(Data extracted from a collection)
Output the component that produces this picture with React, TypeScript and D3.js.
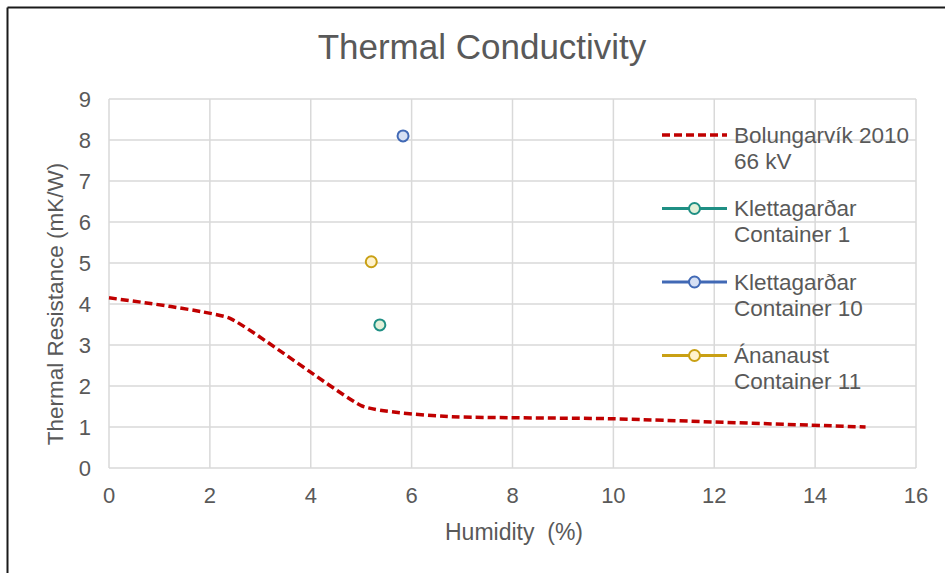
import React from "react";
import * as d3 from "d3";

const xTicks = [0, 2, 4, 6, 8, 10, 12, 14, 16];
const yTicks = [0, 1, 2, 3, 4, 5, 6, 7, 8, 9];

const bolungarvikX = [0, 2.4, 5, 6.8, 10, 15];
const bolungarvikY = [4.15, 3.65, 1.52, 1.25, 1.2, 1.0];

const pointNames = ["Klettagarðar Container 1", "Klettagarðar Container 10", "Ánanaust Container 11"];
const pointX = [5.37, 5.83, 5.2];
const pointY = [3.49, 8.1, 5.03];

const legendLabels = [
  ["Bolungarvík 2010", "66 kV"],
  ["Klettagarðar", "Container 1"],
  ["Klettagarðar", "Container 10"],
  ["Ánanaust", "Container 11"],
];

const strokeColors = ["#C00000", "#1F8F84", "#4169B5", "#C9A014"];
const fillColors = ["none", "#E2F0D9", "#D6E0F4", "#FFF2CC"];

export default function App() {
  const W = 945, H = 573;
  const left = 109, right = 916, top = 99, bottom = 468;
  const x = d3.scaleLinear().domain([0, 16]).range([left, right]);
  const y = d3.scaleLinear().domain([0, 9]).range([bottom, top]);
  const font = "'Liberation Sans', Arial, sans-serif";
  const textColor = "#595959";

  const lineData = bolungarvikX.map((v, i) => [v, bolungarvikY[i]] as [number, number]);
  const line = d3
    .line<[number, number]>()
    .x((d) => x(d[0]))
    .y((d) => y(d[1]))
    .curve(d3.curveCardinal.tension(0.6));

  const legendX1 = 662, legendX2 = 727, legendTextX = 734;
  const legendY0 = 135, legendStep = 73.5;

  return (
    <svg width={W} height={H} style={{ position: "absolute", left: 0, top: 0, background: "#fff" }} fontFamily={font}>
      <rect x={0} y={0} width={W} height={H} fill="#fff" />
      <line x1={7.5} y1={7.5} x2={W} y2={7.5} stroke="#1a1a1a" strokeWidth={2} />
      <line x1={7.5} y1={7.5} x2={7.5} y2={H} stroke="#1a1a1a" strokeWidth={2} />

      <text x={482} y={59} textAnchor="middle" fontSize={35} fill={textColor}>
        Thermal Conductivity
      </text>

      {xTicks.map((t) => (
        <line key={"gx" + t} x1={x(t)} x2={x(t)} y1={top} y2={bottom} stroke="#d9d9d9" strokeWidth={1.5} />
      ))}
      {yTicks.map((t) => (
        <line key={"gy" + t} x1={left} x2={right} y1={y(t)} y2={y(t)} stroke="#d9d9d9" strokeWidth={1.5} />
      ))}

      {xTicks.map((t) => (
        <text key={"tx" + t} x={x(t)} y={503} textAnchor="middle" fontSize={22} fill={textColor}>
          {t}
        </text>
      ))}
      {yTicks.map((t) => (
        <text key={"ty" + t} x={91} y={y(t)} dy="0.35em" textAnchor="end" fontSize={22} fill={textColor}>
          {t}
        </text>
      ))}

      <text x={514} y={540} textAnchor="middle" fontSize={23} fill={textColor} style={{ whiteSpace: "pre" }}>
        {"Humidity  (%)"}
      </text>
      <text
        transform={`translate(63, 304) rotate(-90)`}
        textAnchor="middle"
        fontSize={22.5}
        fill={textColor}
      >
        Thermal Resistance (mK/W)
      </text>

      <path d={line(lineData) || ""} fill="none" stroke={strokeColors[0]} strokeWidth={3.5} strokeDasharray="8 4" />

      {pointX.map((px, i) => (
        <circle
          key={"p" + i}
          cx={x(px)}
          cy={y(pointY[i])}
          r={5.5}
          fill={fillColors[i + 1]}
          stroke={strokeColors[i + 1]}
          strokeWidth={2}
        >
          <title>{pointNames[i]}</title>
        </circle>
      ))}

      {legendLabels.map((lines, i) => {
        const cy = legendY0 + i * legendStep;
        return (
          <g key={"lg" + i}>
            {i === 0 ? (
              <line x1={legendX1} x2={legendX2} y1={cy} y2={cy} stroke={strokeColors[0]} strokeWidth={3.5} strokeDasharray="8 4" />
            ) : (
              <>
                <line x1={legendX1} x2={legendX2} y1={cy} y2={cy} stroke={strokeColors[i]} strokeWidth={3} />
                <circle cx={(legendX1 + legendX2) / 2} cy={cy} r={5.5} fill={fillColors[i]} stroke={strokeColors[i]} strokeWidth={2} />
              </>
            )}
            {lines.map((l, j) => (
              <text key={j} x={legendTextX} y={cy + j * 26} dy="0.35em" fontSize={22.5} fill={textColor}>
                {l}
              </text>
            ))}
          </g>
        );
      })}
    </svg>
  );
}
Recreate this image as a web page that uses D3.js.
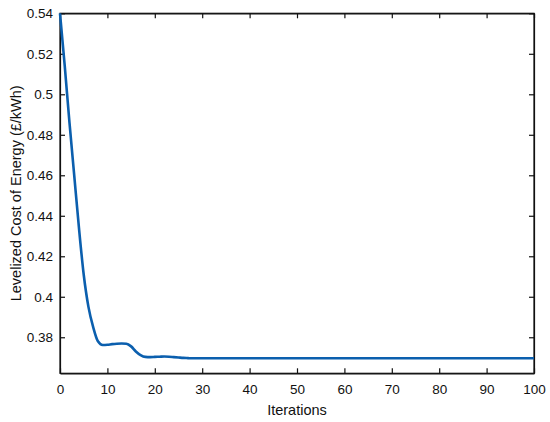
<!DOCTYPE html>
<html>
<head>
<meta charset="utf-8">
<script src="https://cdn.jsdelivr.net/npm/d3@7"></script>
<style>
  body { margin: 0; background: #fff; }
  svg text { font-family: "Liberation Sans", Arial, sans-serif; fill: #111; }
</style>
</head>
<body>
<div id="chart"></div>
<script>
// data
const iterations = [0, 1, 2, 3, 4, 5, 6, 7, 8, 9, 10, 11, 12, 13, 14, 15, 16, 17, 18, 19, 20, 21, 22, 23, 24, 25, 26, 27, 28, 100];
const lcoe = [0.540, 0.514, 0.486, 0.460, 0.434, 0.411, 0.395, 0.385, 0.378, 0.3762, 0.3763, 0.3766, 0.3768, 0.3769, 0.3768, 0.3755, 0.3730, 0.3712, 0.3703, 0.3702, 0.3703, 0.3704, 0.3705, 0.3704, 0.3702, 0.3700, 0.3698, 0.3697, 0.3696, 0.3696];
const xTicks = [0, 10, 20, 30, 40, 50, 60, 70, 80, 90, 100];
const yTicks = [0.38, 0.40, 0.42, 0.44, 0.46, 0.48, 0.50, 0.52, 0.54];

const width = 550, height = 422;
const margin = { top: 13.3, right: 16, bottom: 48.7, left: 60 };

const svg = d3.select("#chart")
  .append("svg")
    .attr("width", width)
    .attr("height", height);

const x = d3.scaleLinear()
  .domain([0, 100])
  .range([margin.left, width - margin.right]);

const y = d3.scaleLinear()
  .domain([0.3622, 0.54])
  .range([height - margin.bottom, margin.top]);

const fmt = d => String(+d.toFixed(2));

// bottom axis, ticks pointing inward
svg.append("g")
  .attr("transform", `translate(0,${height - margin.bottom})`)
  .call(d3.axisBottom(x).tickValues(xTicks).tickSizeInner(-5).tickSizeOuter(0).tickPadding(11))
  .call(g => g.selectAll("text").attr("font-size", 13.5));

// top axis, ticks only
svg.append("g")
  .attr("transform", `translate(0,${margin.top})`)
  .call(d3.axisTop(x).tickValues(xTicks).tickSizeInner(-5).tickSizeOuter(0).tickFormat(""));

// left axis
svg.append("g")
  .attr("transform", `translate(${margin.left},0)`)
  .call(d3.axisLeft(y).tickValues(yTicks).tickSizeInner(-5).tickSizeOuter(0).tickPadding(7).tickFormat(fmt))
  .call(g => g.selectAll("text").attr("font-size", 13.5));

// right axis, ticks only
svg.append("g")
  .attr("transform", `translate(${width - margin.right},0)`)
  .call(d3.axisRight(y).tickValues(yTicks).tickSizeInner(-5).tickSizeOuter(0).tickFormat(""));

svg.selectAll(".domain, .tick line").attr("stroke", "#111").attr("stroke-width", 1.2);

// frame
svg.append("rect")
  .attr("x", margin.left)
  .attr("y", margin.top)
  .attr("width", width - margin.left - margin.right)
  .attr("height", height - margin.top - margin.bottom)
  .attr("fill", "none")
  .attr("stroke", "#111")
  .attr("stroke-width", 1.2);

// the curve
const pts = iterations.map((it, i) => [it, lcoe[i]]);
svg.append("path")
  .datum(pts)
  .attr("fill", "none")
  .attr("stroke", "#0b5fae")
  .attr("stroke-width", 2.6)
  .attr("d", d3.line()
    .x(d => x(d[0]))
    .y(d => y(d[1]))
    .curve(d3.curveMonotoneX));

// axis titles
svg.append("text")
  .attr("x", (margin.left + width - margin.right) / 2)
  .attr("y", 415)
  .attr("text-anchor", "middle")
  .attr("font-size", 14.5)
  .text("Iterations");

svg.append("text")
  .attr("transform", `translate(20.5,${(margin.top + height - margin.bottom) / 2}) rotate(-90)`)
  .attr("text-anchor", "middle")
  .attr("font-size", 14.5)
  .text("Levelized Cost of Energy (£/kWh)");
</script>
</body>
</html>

**Exercise**
From the data above, copy each line where the string "that" appears.

**Complete answer**
Output the component that produces this picture with React, TypeScript and D3.js.
Recreate this image as a web page that uses D3.js.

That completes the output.